Lilith
Darkness and Light #1

Quoted from the back cover:
In an eternal battle between Darkness and Light, two karmically linked magicians vie for mastery of the world. Their battleground is the Tree of Life on the Qabalah's astral plane. And in every lifetime, their greatest for is the Arch-Demon Lilith...
One finds, when reading the book, that there are three magicians battling; some of the book occurs in what one presumes to be Earth's future Japan; Lilith is only mentioned briefly and is, in this the first of a series of planned books, of extremely little consequence. One is at a loss to figure out why the book is named Lilith.

Published by Llewellyn Publications, St. Paul, MN, in 1996. ISBN 1-56718-355-7 with 276 pages, including a brief glossary of Quabalah terms, and a kindergarten introduction to the Tree of Life and Qabalah.

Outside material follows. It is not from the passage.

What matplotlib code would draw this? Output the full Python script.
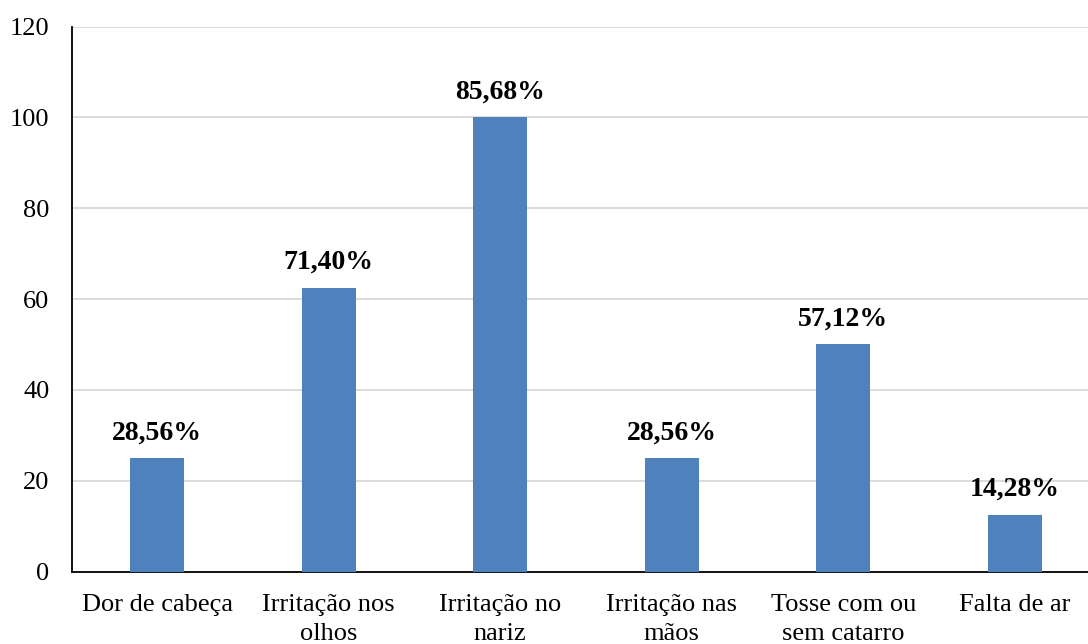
import matplotlib
matplotlib.use('Agg')

import matplotlib.pyplot as plt
import numpy as np

# Symptom categories and bar heights
categories = ['Dor de cabeça', 'Irritação nos\nolhos', 'Irritação no\nnariz',
              'Irritação nas\nmãos', 'Tosse com ou\nsem catarro', 'Falta de ar']
values = [25, 62.5, 100, 25, 50, 12.5]
pct_labels = ['28,56%', '71,40%', '85,68%', '28,56%', '57,12%', '14,28%']
y_ticks = [0, 20, 40, 60, 80, 100, 120]

BAR_COLOR = '#4F81BD'
GRID_COLOR = '#D9D9D9'

plt.rcParams['font.family'] = ['Liberation Serif', 'DejaVu Serif']

fig = plt.figure(figsize=(10.88, 6.44), dpi=100)
ax = fig.add_axes([71.5 / 1088, 72.5 / 644, 1029 / 1088, 545 / 644])

x = np.arange(len(categories))
ax.bar(x, values, width=0.315, color=BAR_COLOR, zorder=3)

for xi, v, lab in zip(x, values, pct_labels):
    ax.annotate(lab, (xi, v), xytext=(0, 13.5), textcoords='offset points',
                ha='center', va='baseline', fontsize=20, fontweight='bold')

ax.set_xlim(-0.5, len(categories) - 0.5)
ax.set_ylim(0, 120)
ax.set_yticks(y_ticks)
ax.set_xticks(x)
ax.set_xticklabels(categories, fontsize=19, linespacing=1.4)
ax.tick_params(axis='y', labelsize=19, length=0, pad=16)
ax.tick_params(axis='x', length=0, pad=16)

ax.yaxis.grid(True, color=GRID_COLOR, linewidth=1.3, zorder=0)
ax.set_axisbelow(True)
for side in ('top', 'right'):
    ax.spines[side].set_visible(False)
ax.spines['left'].set_linewidth(1.3)
ax.spines['bottom'].set_linewidth(1.3)

fig.savefig('out.png', dpi=100)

The plot is simple: the good guy (Malak) fights the bad guy (Dethen) over supremacy of the astral plane Enya. If the bad guy wins, the Tree of Life will be destroyed and all life on all planes will vanish, thus ending the circle of birth, death, and rebirth--- Dethen's goal is to end the suffering of existance in a universe he perceives to be evil. The good guy, Malak, desires to prevent Dethen from destroying the Tree of Life. But his chief reason for fighting Dethen is personal: he desires revenge for past and current karmic debts.

With Malak is the magician Lena, his soul-mate. Her self-sacrifice in saving Enya costs her eternal damnation: to randsom her from everlasting torment, so that she may incarnate again, Malak sells his soul to Lilith.

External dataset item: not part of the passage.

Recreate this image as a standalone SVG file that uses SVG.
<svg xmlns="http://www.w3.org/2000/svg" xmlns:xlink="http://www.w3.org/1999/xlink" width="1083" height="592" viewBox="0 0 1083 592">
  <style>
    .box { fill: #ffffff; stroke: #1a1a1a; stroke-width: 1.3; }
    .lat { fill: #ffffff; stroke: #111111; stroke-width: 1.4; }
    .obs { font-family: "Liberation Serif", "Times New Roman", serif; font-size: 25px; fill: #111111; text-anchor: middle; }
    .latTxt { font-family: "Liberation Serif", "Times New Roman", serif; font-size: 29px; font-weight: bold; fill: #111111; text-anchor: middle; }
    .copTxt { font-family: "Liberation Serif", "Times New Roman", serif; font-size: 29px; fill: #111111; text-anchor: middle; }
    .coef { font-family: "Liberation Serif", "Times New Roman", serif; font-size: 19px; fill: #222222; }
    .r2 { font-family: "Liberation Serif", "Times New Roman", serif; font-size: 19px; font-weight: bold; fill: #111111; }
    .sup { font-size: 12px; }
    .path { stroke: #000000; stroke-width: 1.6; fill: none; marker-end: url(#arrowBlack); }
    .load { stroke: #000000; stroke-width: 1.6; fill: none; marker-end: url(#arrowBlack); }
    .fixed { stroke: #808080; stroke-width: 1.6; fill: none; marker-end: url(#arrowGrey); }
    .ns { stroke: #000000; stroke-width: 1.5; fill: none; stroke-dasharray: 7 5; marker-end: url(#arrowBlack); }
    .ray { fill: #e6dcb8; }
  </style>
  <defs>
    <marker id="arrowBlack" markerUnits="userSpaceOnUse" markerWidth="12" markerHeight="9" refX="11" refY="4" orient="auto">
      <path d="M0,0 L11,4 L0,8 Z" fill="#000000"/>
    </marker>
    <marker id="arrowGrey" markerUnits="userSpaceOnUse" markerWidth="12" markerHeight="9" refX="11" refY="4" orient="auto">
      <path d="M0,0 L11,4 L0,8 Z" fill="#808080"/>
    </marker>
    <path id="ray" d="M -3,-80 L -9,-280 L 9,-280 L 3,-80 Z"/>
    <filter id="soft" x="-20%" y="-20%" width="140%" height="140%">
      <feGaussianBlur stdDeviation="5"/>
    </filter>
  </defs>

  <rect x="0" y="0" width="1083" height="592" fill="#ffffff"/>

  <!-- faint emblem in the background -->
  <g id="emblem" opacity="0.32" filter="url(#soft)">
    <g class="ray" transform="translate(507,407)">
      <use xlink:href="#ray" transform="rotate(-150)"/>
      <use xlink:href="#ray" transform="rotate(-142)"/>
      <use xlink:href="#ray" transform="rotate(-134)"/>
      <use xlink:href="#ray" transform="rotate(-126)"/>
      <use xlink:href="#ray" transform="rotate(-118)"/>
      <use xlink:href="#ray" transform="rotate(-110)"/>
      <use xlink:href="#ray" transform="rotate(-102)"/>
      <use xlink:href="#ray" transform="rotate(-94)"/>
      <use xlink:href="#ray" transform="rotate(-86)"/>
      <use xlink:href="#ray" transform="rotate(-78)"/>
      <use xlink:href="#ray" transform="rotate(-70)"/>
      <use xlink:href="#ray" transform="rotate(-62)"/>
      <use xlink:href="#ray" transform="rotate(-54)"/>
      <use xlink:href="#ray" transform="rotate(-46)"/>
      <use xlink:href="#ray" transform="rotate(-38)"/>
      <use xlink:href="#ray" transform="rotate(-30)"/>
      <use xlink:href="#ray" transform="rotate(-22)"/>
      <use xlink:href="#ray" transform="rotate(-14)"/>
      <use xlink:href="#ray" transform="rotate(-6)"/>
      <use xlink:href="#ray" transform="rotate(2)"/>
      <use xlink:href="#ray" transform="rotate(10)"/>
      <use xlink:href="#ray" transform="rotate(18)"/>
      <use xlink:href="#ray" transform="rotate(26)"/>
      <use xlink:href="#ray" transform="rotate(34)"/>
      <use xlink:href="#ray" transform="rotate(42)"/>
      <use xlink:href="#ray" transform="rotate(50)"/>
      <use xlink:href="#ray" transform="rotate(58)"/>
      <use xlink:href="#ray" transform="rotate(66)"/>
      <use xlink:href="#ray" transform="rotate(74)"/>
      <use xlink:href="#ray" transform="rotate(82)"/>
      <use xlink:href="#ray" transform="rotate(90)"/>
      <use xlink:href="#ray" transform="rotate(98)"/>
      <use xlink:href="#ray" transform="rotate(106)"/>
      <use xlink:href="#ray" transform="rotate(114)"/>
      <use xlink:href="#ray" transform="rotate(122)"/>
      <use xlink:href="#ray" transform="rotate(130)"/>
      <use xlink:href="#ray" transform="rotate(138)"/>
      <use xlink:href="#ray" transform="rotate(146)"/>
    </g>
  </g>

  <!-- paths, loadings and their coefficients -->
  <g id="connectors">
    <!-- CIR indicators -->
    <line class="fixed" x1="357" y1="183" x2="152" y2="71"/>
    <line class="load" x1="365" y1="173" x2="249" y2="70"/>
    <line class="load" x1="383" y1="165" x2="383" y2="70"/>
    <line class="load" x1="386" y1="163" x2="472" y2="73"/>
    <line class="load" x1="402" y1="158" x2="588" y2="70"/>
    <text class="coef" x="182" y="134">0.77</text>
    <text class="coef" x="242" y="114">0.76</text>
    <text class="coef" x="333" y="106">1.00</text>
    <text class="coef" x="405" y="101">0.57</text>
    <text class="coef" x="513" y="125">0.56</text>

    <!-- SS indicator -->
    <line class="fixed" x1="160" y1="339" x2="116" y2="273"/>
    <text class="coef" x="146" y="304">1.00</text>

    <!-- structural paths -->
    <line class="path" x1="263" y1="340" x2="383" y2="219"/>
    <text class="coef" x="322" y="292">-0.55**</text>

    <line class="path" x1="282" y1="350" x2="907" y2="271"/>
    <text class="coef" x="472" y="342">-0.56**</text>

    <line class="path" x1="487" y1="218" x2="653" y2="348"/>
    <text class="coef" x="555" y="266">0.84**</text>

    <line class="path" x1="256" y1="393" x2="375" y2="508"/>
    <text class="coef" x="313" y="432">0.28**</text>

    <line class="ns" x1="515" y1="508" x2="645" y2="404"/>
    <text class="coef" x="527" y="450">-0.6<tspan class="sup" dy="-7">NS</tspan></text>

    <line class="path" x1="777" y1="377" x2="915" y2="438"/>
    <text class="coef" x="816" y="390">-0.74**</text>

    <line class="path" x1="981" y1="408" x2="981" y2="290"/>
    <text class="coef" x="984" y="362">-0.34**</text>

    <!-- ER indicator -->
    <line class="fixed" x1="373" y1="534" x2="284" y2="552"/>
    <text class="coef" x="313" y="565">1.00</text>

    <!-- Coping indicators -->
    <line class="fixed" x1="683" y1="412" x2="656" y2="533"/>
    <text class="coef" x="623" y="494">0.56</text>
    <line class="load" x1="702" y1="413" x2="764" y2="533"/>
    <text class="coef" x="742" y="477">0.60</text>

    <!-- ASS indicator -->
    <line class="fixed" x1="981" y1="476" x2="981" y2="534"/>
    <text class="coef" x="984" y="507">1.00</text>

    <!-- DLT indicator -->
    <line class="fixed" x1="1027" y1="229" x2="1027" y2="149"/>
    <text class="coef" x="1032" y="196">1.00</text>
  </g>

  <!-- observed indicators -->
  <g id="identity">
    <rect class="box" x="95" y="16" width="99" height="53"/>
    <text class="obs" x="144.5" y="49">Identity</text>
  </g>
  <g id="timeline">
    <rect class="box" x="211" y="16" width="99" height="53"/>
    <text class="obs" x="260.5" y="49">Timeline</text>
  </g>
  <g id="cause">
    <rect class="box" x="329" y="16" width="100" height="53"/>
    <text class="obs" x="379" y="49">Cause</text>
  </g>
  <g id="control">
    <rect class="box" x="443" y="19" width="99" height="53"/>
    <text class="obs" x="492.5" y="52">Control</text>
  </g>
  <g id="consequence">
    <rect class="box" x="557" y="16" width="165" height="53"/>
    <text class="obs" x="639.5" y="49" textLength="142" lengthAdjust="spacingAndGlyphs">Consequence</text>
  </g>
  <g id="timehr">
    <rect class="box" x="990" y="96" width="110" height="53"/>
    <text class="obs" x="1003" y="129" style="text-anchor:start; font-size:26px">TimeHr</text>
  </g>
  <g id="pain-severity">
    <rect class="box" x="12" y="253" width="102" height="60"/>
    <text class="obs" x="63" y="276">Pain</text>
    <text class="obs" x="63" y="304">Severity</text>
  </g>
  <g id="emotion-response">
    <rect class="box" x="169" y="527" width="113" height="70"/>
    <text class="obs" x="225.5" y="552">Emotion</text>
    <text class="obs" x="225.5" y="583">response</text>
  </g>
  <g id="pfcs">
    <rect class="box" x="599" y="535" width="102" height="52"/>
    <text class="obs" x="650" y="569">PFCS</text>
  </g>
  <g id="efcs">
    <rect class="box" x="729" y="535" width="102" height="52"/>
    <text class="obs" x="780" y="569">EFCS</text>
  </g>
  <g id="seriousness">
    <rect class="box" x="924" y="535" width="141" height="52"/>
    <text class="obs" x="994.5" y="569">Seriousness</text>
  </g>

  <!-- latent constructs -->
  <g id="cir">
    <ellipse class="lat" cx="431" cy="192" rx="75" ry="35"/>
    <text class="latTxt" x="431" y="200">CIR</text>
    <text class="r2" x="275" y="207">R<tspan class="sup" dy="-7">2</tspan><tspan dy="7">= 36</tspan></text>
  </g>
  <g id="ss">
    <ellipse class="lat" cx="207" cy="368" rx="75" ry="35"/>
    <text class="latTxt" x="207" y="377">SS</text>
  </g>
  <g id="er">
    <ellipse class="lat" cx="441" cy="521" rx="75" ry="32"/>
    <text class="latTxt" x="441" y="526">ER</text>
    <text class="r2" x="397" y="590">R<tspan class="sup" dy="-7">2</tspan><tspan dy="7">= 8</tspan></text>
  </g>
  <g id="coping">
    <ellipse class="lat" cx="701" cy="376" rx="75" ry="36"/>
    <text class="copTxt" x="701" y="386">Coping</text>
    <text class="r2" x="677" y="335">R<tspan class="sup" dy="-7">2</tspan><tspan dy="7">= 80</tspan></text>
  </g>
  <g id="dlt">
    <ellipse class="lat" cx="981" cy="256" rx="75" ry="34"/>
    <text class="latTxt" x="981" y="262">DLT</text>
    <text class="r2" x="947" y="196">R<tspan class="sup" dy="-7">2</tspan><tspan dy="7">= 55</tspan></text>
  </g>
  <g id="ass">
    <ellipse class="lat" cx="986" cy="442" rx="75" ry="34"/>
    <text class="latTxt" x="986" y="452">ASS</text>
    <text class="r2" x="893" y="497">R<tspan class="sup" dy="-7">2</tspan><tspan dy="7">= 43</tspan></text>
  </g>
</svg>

The writing starts out very poorly. Metaphor is tortured and mortally wounded; incomplete sentences die untended; simile is strained and twisted. Now and then the author plugs in a word pulled from a thesaurus that does not work properly where it is used:

  1. "... advanced in an attacking paradigm." -- page 15.
    The author seems to want a word that implies a "pattern" of some kind, like a flanking maneuver or strategic placement of combatants. "Paradigm" doesn't work.

  2. Malak "heard a splinter of bone." -- page 16
    Bone splinters don't make noise, as a rule. Perhaps Malak heard "the splintering of bone" instead.

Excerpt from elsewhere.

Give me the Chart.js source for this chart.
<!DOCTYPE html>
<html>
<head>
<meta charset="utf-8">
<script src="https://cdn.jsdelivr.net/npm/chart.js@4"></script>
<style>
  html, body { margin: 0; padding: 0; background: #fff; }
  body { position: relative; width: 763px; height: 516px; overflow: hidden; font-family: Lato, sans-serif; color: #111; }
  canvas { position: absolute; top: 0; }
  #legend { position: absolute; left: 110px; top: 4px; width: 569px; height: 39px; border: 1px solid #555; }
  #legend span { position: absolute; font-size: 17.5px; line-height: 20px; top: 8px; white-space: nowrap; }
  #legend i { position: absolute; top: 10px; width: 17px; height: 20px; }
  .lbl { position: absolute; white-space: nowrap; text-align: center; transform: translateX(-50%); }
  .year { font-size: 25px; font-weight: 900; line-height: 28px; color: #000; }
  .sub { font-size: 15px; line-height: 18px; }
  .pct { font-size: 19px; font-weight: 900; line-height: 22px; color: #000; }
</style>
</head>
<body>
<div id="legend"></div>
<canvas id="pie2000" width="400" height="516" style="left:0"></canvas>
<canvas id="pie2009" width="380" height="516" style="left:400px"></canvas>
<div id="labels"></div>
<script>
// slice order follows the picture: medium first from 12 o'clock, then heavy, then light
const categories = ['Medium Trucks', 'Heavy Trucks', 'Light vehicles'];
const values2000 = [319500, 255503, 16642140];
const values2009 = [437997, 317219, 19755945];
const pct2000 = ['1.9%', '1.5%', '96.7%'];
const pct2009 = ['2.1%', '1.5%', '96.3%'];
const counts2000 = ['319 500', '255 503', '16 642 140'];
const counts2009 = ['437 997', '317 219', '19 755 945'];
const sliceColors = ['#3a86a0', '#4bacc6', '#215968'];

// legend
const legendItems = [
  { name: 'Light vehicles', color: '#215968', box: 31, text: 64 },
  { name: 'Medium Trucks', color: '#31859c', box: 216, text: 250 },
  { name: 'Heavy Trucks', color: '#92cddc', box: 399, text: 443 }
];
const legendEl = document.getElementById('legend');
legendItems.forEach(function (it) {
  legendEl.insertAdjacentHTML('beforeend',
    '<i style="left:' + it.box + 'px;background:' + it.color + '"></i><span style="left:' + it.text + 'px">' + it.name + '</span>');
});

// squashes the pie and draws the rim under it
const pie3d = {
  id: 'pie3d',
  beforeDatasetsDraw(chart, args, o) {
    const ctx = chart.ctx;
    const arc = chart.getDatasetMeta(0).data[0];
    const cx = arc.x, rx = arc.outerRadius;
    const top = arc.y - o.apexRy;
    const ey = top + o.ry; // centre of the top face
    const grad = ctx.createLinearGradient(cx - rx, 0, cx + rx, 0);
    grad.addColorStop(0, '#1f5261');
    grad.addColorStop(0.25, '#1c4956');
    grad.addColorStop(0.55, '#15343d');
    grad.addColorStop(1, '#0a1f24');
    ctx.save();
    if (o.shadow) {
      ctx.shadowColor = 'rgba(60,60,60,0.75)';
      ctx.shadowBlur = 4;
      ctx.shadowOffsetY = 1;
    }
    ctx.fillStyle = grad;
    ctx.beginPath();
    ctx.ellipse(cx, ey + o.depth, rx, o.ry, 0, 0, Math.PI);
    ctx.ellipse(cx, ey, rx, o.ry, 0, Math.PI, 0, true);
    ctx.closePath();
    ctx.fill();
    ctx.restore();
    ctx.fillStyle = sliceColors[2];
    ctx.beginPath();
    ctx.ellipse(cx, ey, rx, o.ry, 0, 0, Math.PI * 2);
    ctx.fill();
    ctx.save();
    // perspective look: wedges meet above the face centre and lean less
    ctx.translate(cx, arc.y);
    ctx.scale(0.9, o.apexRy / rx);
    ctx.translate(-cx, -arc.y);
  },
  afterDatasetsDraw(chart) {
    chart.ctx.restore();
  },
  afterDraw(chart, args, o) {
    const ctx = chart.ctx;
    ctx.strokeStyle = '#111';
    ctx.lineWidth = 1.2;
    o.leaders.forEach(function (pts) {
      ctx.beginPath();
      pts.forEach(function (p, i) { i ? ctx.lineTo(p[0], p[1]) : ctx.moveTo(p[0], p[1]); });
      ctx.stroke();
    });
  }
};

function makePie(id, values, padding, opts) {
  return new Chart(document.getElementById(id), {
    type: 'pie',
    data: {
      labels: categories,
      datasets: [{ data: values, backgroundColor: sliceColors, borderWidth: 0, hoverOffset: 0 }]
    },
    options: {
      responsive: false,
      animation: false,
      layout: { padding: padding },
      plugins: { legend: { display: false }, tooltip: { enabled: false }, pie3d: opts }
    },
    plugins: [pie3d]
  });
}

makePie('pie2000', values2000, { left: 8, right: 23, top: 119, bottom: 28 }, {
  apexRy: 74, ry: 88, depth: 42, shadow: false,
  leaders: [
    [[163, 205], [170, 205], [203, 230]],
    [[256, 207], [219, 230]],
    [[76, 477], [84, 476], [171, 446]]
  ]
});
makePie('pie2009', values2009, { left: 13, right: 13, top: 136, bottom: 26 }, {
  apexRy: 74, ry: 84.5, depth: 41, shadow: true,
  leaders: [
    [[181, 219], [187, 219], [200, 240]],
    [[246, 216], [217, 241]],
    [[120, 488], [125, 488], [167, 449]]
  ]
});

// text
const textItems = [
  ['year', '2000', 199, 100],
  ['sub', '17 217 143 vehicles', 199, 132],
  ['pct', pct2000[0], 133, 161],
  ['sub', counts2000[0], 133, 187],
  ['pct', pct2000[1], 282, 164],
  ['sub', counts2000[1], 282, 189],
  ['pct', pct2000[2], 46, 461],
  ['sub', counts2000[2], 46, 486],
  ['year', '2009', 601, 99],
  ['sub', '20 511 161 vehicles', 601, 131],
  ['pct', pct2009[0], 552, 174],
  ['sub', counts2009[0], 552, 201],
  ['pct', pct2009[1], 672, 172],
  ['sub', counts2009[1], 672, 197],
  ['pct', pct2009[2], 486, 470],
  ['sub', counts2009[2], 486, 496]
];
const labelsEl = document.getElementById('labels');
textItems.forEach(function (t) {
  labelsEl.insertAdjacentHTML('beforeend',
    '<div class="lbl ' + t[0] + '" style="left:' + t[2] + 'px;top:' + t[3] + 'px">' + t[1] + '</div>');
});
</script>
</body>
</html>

  3. Malak drew "a lung-full of air." -- page 14
    What happened to his other lung?

  4. "... flowed to his feet like water." -- page 28
    Water doesn't have feet. Perhaps he "flowed like water to his feet."

  5. The sun has a "tip." -- page 35

  6. Malak's long, phalic sword is a "she," but his magick familure cat is an "it."

  7. Tanaka "half-limped over to the door."
    How does one "half-limp?"
The editor should have caught these.

The hand-to-hand fighting at the beginning of the book is dull and uninspired, writing-wise.

Towards the middle of the book, the writing noticably improves. This is sometimes the case with new authors, and lazy authors. As a rule, the start of a book requires more work rewriting than the latter parts--- authors are sometimes less than clear, when they start, on where they want to take the book.

On the Shy David Book Review Scale from one to six stars (six being best), I think this book deserves two stars.